Bust of Tiger Flowers Johnstone. Photo © President and Fellows of Harvard College

His post-wrestling life remains unearthed, and the story behind the wrestler’s sculpture is just as much of a puzzle to historians. The noted artist Emily Winthrop Miles created the art piece, initially entitled “Wrestler/Head of a Negro,” in 1934. Miles fashioned sculptures of athletes and dancers, and also made drawings of Johnstone and his wife.

The bust is 13 1/2 x 8 x 10 3/4 inches, was bequeathed to the Fogg Museum at Harvard by Miles’ father and has been on display at museums and art centers. The connection between a renowned sculptor and one of Jack Pfefer’s handymen has never been established, though. Curators at the Fogg Museum and the Springfield, Massachusetts, Museum of Fine Arts, where the sculpture once resided, suspected Miles somehow knew the Johnstones in New York.

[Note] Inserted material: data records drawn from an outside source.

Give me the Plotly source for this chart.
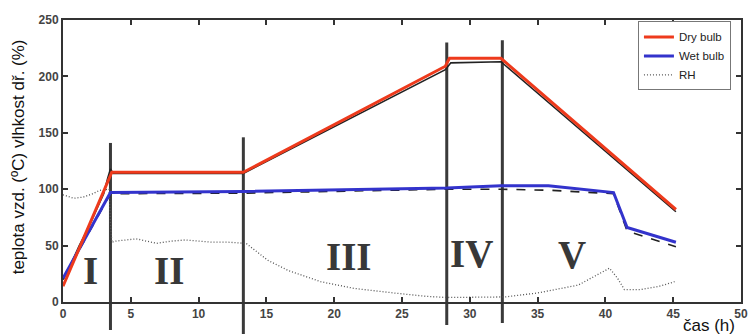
import plotly.graph_objects as go

# Model (fitted) dry-bulb temperature, degC
dry_t = [0, 3.6, 13.3, 28.2, 28.5, 32.3, 45.2]
dry_v = [14, 115, 115, 209, 216, 216, 82]

# Model (fitted) wet-bulb temperature, degC
wet_t = [0, 3.5, 13.3, 28.3, 32.3, 35.8, 40.6, 41.6, 45.2]
wet_v = [21, 97, 98, 101, 103, 103, 97, 66, 53]

# Measured dry-bulb temperature, degC
meas_dry_t = [0, 0.6, 1.2, 1.8, 2.4, 3.0, 3.3, 3.5, 3.7, 13.3, 28.2, 28.6, 32.3, 45.2]
meas_dry_v = [20, 34, 50, 64, 80, 96, 110, 118, 114, 114, 206, 212, 213, 80]

# Measured wet-bulb temperature, degC
meas_wet_t = [0, 3.5, 13.3, 28.3, 32.3, 36.0, 40.6, 41.6, 45.2]
meas_wet_v = [20, 96, 96.5, 100, 100, 99, 96, 63, 49]

# Relative humidity, %
rh_t = [0, 0.8, 1.5, 2.2, 2.7, 3.4, 3.5, 3.6, 3.9, 5.4, 6.9, 8.0, 9.0, 11.0, 12.2, 13.5,
        15.1, 16.6, 19.0, 21.5, 24.4, 26.8, 28.3, 30.0, 32.6, 35.0, 38.0, 40.3,
        40.9, 41.4, 42.6, 44.0, 45.1]
rh_v = [95, 92, 93, 96, 99, 100, 70, 53, 54, 56, 52, 54, 55, 53, 53, 52,
        37, 28, 18, 12, 8, 5, 4, 4, 4.5, 8, 15, 30,
        21, 11, 11, 14, 18]

# Phase boundaries (h) and the heights the marker lines reach
phase_t = [3.5, 13.3, 28.3, 32.4]
phase_top = [141, 146, 230, 232]
phase_bottom_px = [28, 34, 23, 21]

# Phase labels
phase_names = ["I", "II", "III", "IV", "V"]
phase_lab_t = [2.0, 7.8, 21.1, 30.1, 37.5]
phase_lab_v = [28, 28, 40, 43, 42]

x_ticks = list(range(0, 51, 5))
y_ticks = list(range(0, 251, 50))

fig = go.Figure()

fig.add_trace(go.Scatter(x=rh_t, y=rh_v, mode="lines", name="RH",
                         line=dict(color="#555555", width=1.3, dash="1px,2px")))
fig.add_trace(go.Scatter(x=meas_wet_t, y=meas_wet_v, mode="lines", showlegend=False,
                         line=dict(color="#222222", width=1.6, dash="dash")))
fig.add_trace(go.Scatter(x=meas_dry_t, y=meas_dry_v, mode="lines", showlegend=False,
                         line=dict(color="#222222", width=1.6)))
fig.add_trace(go.Scatter(x=wet_t, y=wet_v, mode="lines", name="Wet bulb",
                         line=dict(color="#3333cc", width=3)))
fig.add_trace(go.Scatter(x=dry_t, y=dry_v, mode="lines", name="Dry bulb",
                         line=dict(color="#ee3a1c", width=3)))

# Vertical lines separating the drying phases
plot_h = 282.0
for t, top, bpx in zip(phase_t, phase_top, phase_bottom_px):
    fig.add_shape(type="line", xref="x", yref="paper",
                  x0=t, x1=t, y0=-bpx / plot_h, y1=top / 250.0,
                  line=dict(color="#3a3a3a", width=3), layer="below")

for name, t, v in zip(phase_names, phase_lab_t, phase_lab_v):
    fig.add_annotation(x=t, y=v, text=name, showarrow=False,
                       font=dict(family="Liberation Serif", size=39, color="#383838",
                                 weight="bold"))

fig.add_annotation(xref="paper", yref="paper", x=-0.066, y=0.514,
                   text="teplota vzd. (ºC) vlhkost dř. (%)", textangle=-90,
                   showarrow=False, xanchor="center", yanchor="middle",
                   font=dict(family="Liberation Sans", size=17, color="#111111"))
fig.add_annotation(xref="paper", yref="paper", x=0.953, y=-0.082,
                   text="čas (h)", showarrow=False, xanchor="center", yanchor="middle",
                   font=dict(family="Liberation Sans", size=17, color="#111111"))

axis_common = dict(showgrid=False, zeroline=False, showline=True, linewidth=2,
                   linecolor="#333333", mirror="ticks", ticks="inside", ticklen=5,
                   tickwidth=1.5, tickcolor="#333333",
                   tickfont=dict(family="Liberation Sans Narrow, Liberation Sans",
                                 size=12, color="#444444", weight="bold"))

fig.update_xaxes(range=[0, 50], tickvals=x_ticks, ticktext=[str(v) for v in x_ticks],
                 **axis_common)
fig.update_yaxes(range=[0, 250], tickvals=y_ticks, ticktext=[str(v) for v in y_ticks],
                 **axis_common)

fig.update_layout(
    width=755, height=334,
    margin=dict(l=63, r=7, t=20, b=32),
    paper_bgcolor="white", plot_bgcolor="white",
    legend=dict(x=0.848, y=0.995, xanchor="left", yanchor="top",
                bgcolor="white", bordercolor="#777777", borderwidth=1,
                traceorder="reversed", tracegroupgap=0,
                font=dict(family="Liberation Sans Narrow, Liberation Sans", size=11.5,
                          color="#222222"),
                itemwidth=30),
)

fig.write_html("out.html")
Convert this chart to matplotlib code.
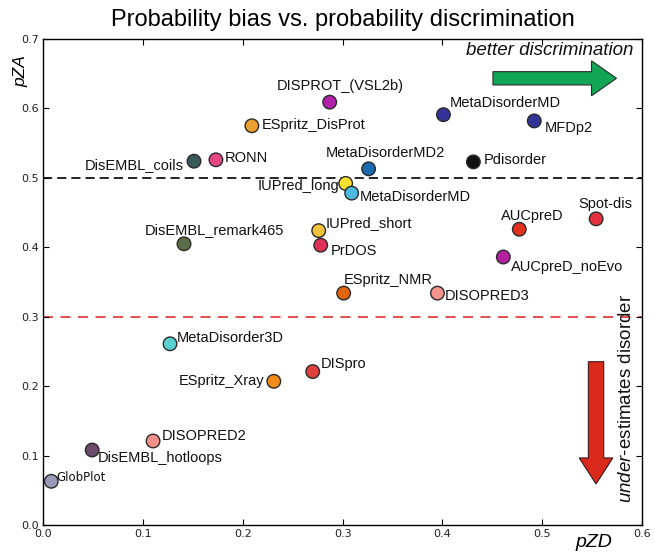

But 90 years after the Ku Klux Klan tried to run Johnstone out of the wrestling business, his legacy endures. As Lee Sheridan of the Springfield Daily News observed, “The bronze head of Tiger Flowers Johnstone, however, stands in the Museum of Fine Arts as a powerful tribute to the sculptured beauty of his race as seen by the unprejudiced eye of a white artist.”